Negó muy lentamente con la cabeza.

– No… No, eso puede esperar. Antes debo reunirme con mi hijo. Debo… Debo estar junto a él. ¿Dice usted que está muy malherido?

– Eso me temo. Pero no podría estar en mejores manos. -Se inclinó un poco hacia ella-. Ahora mismo no puede hacerse nada más por él -dijo muy serio-. Lo que más le conviene es descansar. La mayor parte del tiempo no está del todo consciente. Sin duda el doctor le administrará tisanas y sedantes para aliviarle el dolor y ayudarle a sanar.

– ¿Acaso pretende proteger mis sentimientos, sargento? Le aseguro que no es necesario. Mi deber es estar donde resulte más útil, y además es lo único que me dará algún consuelo. -Lo miró de hito en hito. Tenía unos ojos asombrosos, tan oscuros que casi ocultaban sus emociones, otorgándole una peculiar reserva. Evan pensó que los grandes aristócratas españoles debían tener un aspecto parecido: orgullosos, reservados, celosos de su vulnerabilidad.
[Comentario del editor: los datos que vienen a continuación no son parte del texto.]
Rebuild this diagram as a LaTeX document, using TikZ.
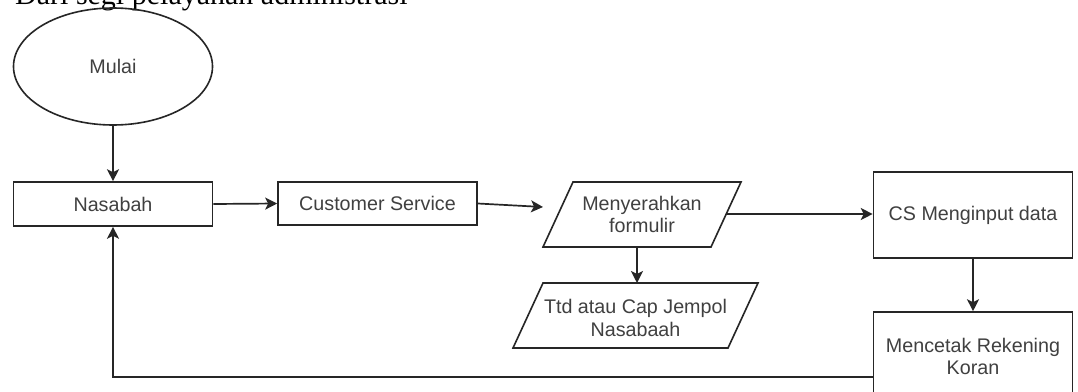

– No, señora Duff -contestó Evan-. Lo único que pretendo es que me explique cuanto pueda de lo que ocurrió ayer mientras aún lo tenga fresco en su memoria, antes de que se dedique de pleno a su hijo. Por ahora, lo que él necesita es la ayuda del doctor Riley. Y yo necesito la suya.

– Es usted muy directo, sargento.

No supo si debía tomarlo como una crítica o como una simple observación. Su voz carecía de expresión. Estaba demasiado trastornada por los hechos que acababa de referirle Evan. Se mantenía muy erguida, la espalda tiesa, los hombros rígidos, las manos inmóviles sobre el regazo. Evan imaginó que al tocarlas las encontraría fuertemente apretadas.